### Provided material ###
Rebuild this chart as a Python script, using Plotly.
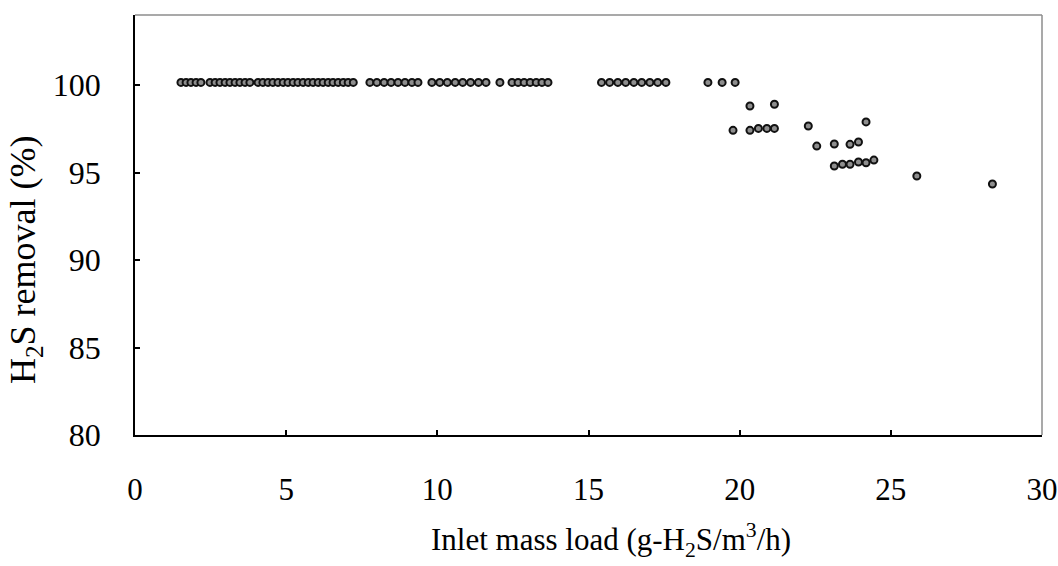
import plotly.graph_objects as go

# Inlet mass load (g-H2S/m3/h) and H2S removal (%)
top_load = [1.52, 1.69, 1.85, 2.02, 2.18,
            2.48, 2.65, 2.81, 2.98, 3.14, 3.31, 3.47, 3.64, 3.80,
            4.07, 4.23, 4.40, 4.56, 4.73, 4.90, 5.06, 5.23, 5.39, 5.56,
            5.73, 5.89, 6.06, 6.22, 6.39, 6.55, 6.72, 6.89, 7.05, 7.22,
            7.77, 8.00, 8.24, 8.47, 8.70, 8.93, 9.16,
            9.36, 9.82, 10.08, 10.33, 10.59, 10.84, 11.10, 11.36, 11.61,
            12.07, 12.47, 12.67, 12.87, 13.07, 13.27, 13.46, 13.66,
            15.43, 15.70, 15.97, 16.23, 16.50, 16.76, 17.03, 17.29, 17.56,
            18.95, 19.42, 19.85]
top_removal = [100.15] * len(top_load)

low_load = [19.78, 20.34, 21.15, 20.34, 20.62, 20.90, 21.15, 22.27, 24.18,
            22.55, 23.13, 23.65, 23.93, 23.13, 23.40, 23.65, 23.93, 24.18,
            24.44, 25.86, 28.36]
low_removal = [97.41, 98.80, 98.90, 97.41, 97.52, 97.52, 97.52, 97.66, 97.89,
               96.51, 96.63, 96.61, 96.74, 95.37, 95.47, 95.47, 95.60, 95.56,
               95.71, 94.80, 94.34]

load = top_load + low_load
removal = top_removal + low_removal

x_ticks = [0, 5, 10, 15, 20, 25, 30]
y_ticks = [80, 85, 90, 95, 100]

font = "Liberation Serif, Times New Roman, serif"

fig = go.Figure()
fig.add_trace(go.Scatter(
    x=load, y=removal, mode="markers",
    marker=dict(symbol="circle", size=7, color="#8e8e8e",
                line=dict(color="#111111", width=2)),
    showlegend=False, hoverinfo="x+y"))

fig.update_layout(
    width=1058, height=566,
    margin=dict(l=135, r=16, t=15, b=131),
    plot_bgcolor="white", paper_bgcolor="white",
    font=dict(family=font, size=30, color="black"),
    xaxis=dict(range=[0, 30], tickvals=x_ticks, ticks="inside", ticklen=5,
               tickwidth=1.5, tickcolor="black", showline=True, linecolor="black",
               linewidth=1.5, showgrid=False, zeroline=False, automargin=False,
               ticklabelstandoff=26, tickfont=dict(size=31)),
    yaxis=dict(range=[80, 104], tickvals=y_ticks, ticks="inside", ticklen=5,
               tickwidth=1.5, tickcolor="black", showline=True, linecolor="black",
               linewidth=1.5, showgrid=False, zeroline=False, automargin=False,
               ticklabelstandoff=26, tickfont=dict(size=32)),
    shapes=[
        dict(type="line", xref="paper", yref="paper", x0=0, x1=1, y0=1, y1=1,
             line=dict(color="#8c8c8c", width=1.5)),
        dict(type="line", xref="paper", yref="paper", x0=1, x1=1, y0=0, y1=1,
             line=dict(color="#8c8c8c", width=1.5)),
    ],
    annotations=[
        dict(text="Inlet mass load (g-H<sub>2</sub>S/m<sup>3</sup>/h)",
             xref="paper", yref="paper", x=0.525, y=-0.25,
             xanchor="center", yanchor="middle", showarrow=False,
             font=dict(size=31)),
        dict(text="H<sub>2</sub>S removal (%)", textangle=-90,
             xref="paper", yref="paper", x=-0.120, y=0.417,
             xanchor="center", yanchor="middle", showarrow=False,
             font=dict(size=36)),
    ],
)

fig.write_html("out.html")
###
## Task:
Pictures are excluded; output everything else in the data verbatim.

## Right answer:
Rebuild this chart as a Python script, using Plotly.
import plotly.graph_objects as go

# Inlet mass load (g-H2S/m3/h) and H2S removal (%)
top_load = [1.52, 1.69, 1.85, 2.02, 2.18,
            2.48, 2.65, 2.81, 2.98, 3.14, 3.31, 3.47, 3.64, 3.80,
            4.07, 4.23, 4.40, 4.56, 4.73, 4.90, 5.06, 5.23, 5.39, 5.56,
            5.73, 5.89, 6.06, 6.22, 6.39, 6.55, 6.72, 6.89, 7.05, 7.22,
            7.77, 8.00, 8.24, 8.47, 8.70, 8.93, 9.16,
            9.36, 9.82, 10.08, 10.33, 10.59, 10.84, 11.10, 11.36, 11.61,
            12.07, 12.47, 12.67, 12.87, 13.07, 13.27, 13.46, 13.66,
            15.43, 15.70, 15.97, 16.23, 16.50, 16.76, 17.03, 17.29, 17.56,
            18.95, 19.42, 19.85]
top_removal = [100.15] * len(top_load)

low_load = [19.78, 20.34, 21.15, 20.34, 20.62, 20.90, 21.15, 22.27, 24.18,
            22.55, 23.13, 23.65, 23.93, 23.13, 23.40, 23.65, 23.93, 24.18,
            24.44, 25.86, 28.36]
low_removal = [97.41, 98.80, 98.90, 97.41, 97.52, 97.52, 97.52, 97.66, 97.89,
               96.51, 96.63, 96.61, 96.74, 95.37, 95.47, 95.47, 95.60, 95.56,
               95.71, 94.80, 94.34]

load = top_load + low_load
removal = top_removal + low_removal

x_ticks = [0, 5, 10, 15, 20, 25, 30]
y_ticks = [80, 85, 90, 95, 100]

font = "Liberation Serif, Times New Roman, serif"

fig = go.Figure()
fig.add_trace(go.Scatter(
    x=load, y=removal, mode="markers",
    marker=dict(symbol="circle", size=7, color="#8e8e8e",
                line=dict(color="#111111", width=2)),
    showlegend=False, hoverinfo="x+y"))

fig.update_layout(
    width=1058, height=566,
    margin=dict(l=135, r=16, t=15, b=131),
    plot_bgcolor="white", paper_bgcolor="white",
    font=dict(family=font, size=30, color="black"),
    xaxis=dict(range=[0, 30], tickvals=x_ticks, ticks="inside", ticklen=5,
               tickwidth=1.5, tickcolor="black", showline=True, linecolor="black",
               linewidth=1.5, showgrid=False, zeroline=False, automargin=False,
               ticklabelstandoff=26, tickfont=dict(size=31)),
    yaxis=dict(range=[80, 104], tickvals=y_ticks, ticks="inside", ticklen=5,
               tickwidth=1.5, tickcolor="black", showline=True, linecolor="black",
               linewidth=1.5, showgrid=False, zeroline=False, automargin=False,
               ticklabelstandoff=26, tickfont=dict(size=32)),
    shapes=[
        dict(type="line", xref="paper", yref="paper", x0=0, x1=1, y0=1, y1=1,
             line=dict(color="#8c8c8c", width=1.5)),
        dict(type="line", xref="paper", yref="paper", x0=1, x1=1, y0=0, y1=1,
             line=dict(color="#8c8c8c", width=1.5)),
    ],
    annotations=[
        dict(text="Inlet mass load (g-H<sub>2</sub>S/m<sup>3</sup>/h)",
             xref="paper", yref="paper", x=0.525, y=-0.25,
             xanchor="center", yanchor="middle", showarrow=False,
             font=dict(size=31)),
        dict(text="H<sub>2</sub>S removal (%)", textangle=-90,
             xref="paper", yref="paper", x=-0.120, y=0.417,
             xanchor="center", yanchor="middle", showarrow=False,
             font=dict(size=36)),
    ],
)

fig.write_html("out.html")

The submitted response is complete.